Hochul offered preliminary details in a joint announcement with Puerto Rico Governor Pedro Pierluisi following a signed memo that directs the New York Department of Labor to establish an administrative wing for the Puerto Rican diaspora.
The office will be known as the Puerto Rico Office of Federal Affairs (PRFAA), which now has a separate, live portal to schedule appointments.
"This brand-new office will help to ease the burden of locating important records and documents for Puerto Ricans in and around New York,” Hochul said in a statement. “I thank Governor Pierluisi and Congressman Torres for their partnership in bringing this resource to our state."
PRFAA will be located in the Bronx’s Fordham road, where the DOL currently maintains office space. The new wing’s selected location is adequate — the Bronx contains the largest concentration of Puerto Rican inhabitants in the state.
A previous office offering similar services was located in Times Square, but closed in 2017.
Prior to PRFAA’s existence, Puerto Rican residents residing in New York would previously need to travel back and forth for basic federal documentation, like birth certificates, and marriage licenses, among other basic records, to access services in the U.S.
With the PRFAA’s installment, the New York diaspora can process said documentation via local jurisdictions, eliminating the need for air travel.
How the office will execute this plan operationally is unclear. AL DÍA has reached out to Hochul’s office for comment and is awaiting response.
New York, historically, is a primary destination for the Puerto Rican diaspora, rivaled only by Florida. Both states house a sizeable population of the diaspora, who, according to the 2010 census, made up 8.9% of the overall population, nearing a million residents.

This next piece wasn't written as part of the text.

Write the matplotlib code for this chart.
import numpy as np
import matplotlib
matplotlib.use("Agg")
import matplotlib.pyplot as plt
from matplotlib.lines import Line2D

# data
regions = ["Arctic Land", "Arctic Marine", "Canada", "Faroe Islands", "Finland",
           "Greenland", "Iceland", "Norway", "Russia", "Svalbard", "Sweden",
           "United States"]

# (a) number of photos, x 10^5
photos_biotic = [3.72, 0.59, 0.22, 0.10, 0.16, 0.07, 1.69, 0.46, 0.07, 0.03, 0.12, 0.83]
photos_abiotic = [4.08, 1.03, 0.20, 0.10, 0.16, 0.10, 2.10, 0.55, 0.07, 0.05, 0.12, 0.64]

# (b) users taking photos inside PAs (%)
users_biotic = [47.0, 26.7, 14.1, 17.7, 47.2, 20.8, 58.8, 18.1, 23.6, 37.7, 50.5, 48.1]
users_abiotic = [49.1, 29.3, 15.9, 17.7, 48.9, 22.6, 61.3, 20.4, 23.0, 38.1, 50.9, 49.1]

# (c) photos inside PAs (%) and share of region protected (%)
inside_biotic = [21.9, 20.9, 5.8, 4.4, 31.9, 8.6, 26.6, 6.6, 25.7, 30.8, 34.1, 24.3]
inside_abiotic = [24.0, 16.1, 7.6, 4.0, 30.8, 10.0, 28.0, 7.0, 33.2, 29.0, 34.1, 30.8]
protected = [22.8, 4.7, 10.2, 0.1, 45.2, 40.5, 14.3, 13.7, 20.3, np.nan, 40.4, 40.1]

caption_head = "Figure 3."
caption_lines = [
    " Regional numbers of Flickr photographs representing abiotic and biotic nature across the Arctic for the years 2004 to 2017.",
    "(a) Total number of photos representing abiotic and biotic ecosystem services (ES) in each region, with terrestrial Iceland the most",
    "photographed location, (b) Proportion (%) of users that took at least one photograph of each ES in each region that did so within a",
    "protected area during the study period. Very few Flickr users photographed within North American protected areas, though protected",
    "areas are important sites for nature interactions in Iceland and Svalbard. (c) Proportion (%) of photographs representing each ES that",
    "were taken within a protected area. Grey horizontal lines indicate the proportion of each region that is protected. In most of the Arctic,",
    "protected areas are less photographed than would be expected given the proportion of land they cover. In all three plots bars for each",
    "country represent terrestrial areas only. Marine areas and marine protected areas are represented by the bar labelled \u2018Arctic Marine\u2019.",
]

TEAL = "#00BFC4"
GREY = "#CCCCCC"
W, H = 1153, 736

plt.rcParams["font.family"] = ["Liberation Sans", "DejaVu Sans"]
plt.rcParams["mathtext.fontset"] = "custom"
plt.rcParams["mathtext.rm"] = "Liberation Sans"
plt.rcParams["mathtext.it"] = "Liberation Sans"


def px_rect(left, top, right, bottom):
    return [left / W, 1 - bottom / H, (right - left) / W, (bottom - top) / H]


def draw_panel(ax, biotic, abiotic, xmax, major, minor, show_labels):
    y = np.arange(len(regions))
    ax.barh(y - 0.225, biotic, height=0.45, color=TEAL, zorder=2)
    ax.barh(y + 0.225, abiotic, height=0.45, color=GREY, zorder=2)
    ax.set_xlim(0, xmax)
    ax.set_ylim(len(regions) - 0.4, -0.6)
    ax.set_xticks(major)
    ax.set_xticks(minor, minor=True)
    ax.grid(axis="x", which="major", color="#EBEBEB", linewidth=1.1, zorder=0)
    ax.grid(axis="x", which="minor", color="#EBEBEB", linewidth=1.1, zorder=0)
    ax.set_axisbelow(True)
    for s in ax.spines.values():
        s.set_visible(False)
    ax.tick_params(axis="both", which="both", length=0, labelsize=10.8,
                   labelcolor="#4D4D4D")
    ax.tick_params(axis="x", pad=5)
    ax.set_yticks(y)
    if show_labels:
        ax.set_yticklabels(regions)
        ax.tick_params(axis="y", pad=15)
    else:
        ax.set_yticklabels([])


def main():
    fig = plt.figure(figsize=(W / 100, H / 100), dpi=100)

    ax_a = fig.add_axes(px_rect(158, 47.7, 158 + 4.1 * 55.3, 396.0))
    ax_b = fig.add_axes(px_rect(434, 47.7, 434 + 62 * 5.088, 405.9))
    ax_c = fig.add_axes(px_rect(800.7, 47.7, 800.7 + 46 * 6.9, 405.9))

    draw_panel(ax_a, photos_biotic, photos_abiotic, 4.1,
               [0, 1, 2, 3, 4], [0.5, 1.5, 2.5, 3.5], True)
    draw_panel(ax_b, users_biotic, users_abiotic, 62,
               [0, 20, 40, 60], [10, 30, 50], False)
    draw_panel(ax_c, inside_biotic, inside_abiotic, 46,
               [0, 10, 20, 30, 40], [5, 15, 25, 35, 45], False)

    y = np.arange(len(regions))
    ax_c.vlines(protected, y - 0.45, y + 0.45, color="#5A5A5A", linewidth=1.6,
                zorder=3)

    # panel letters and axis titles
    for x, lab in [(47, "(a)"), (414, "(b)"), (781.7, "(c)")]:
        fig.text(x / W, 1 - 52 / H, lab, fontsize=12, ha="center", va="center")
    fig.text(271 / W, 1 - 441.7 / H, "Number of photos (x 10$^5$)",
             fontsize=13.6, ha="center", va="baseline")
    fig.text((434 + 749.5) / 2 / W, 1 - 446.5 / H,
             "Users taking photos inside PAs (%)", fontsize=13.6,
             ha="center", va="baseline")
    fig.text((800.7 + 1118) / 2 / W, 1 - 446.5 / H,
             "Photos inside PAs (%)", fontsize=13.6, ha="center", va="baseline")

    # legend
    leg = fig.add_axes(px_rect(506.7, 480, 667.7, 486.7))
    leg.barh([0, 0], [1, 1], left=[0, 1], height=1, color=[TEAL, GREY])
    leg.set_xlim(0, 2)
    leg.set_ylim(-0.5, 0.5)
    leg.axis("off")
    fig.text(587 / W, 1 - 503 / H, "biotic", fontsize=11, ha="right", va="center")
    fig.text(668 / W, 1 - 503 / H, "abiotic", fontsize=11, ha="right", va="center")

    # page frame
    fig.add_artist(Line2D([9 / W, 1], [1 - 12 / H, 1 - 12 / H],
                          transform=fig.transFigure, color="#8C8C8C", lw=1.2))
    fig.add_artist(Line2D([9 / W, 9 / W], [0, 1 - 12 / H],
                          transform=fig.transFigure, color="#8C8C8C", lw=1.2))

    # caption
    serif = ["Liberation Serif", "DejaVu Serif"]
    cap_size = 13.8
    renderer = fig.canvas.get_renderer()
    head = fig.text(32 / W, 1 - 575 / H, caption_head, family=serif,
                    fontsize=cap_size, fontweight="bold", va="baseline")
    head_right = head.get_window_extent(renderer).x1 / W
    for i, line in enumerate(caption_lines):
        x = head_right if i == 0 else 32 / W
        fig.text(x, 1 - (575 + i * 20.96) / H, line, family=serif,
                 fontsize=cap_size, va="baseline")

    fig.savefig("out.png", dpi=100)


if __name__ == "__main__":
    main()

Those numbers were expected to rise when Puerto Rico was ravaged by Hurricane María in 2017, a phenomenon that compelled Puerto Ricans to migrate to the U.S. in large swaths.
“Following Hurricanes Maria and Fiona, thousands of Puerto Ricans have come to [New York] to restart their lives after losing everything in the natural disasters,” said House Rep. Ritchie Torres, whose district covers much of the South Bronx.

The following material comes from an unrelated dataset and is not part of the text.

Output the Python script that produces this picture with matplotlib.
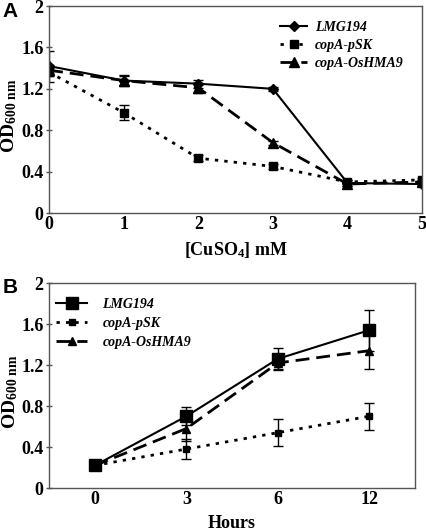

Puerto Rico’s relationship with the U.S. is as straightforward as it is tricky. The island is a Commonwealth, and Puerto Ricans own passports that ease integration into the U.S., but accessing records is extremely limited.
And Puerto Ricans often have to rely on family members still living on the island or travel back and forth to secure federal records. A rising number of Puerto Ricans planting roots in the U.S. may cause states housing a large number of the diaspora to expand federal services.
“This is another way to continue stretching the bonds of affinity that we have with our brothers and sisters living in New York, the same way we do so in Florida,” said Pierluisi. “That way, we continue to add potential to opportunities for social and commercial exchange between both jurisdictions, promoting socio economic development for Puerto Ricans here and there.”
It is unclear if current DOL staff was tapped to oversee the Puerto Rican wing, and if it will offer bilingual services. AL DÍA has reached out to Hochul’s office to confirm and is awaiting response.
In the same press conference, Hochul also proclaimed November as Puerto Rican Heritage month in New York.